Monday, October 04, 2010

Excess and Backwater


Some Clouds

Longish gappy weekend of oblique dilatory blues, snoozes under a book (Faulkner). Kinetic energy collapse. Good intent ceded to reverie. High wind and cold (autumnal sloughing). William H. Gass, making distinct the moral and the aesthetic: “When the moralist and the philistine ride the same horse, the naying is noisy and the manure is copious.” Nay, neigh. Refulgence of the louds in the jerkwater republic. American oaf-dependency: the Red Grooms of “Danny’s Hero Sandwich” saying “Mannerism is fun and sexy to do . . . All those necks in the wrong places and muscles bigger than they should be . . .” against, summering in Quimper in Brittany: “I’m always subdued in Europe.” Or the Paul Blackburn who writes of “Zipguns of lightning” and of “Pound, a sophomore” being “a butt of pranks, a / naiveté you could count on” for one “F. Granville Munson, Col. U. S. Army, Retired, / University of Pennsylvania, 1903” who, “by 1958 . . . wanted to visit / the famous EP madman-traitor” in St. Elizabeths. Yesterday a piece “To Wallace Stevens” begun: “The plain self’s happiest / under a bed-sheet, / ha, and ha . . .” and today I spill myself off my bicycle racing full-tilt to work in the sense-muffling dark. Oof. Michaux writes: “Spontaneity consists of rebounds, ricochets, the return to unparallelism and divergence.” Or: “Every moment . . . is fraught with thousands of potential relations.” Thinking about the devilish American need to shout, that heroic “big in the cosmos” stuff, slipping all too obligingly into imperial mayhem (or its cartoonish equivalent). Dylan, in “High Water (for Charlie Patton)” putting a Clarence Ashley verselet to the ancient song “The Coo-Coo Bird” (“Oh, the coo-coo, she’s a pretty bird, / she wobbles as she flies. / She never says coo-coo / till the fourth day July”) under a pumice stone, grinding it with the grit of salvation: “The cuckoo is a pretty bird, / she warbles as she flies. / I’m preachin’ the Word of God, / I’m puttin’ out your eyes.” John Ashbery reports (Reported Sightings) how Yves Tanguy, reaching the U.S. in 1939, experiences an “intensification of color.” Tanguy:
Here in the United States the only change I can distinguish in my work is possibly in my palette.

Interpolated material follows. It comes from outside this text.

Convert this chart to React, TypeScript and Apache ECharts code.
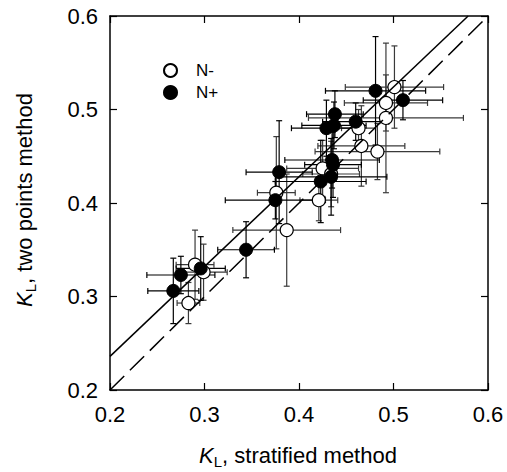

What the cause of this intensification of color is I can’t say. But I do recognize a considerable change. Perhaps it is due to the light. I also have a feeling of greater space here—more “room.” But that was why I came here.
(André Breton records the new colors as “nasturtium, cock-of-the-rock, poplar leaf, rusty well-chain, cut sodium, slate, jellyfish and cinnamon.”) I think of Marianne Moore’s call to be “above / insolence and triviality” and the admonitory, “excess is the common substitute for energy.” “We must be as clear as our natural reticence allows us to be.” What am I saying? How “our” late groupuscular “advances”—moribund Flarf and the overweening conceptualist puzzle-makers—and the newish Notre Dame leaking orifice squad—depend mightily on insolence and excess (a certain tyro-forfend’d “quietude” apparently wholly absorb’d by the acolytes, or, simply, that big American need to neigh). I tend, morning-shook, noting how the sun is now buttering up the hoarish teasel’s imprecision, to look to simple sidelong dispensatory bravura in the backwaters. See Lorine Niedecker’s address:
To my small
electric pump


To sense
and sound
this world

look to
your snifter
valve

take oil
and hum
Recall, too, how Wyndham Lewis’s magazine The Tyro defined such a beast as “an elementary person, an elemental usually known in journalism as the veriest tyro.” Henri Michaux wrote a book call’d Les grandes épreuves de l’esprit et les innombrables petites (in Richard Howard’s version: “The major ordeals of the mind and the countless minor ones”). Therein: story of a mescaline-boost’d need to expand and proliferate:
. . . not satisfied with the natural state of the word “palliative” which he will write pallillillliattivetive, although he recognizes the word without hesitation in the text or the newspaper he is reading, and sees that it is written with only one “t,” only two “ll’s,” only one “tive,” and without that enormous curlicue he has added to the “p.” But he needs this redoubling, he is driven by an expansion of sorts inside him (despite a coldness and a distinct cessation of sociability), he is driven by palliative to go beyond.
Dr. Johnson, in The Rambler: “The cure for the greatest part of human miseries is not radical, but palliative.” (Johnson’s Dictionary points to a root pallio, Latin out of pallium, a cloak, along with pallier, French. First meaning: “To cover with excuse.”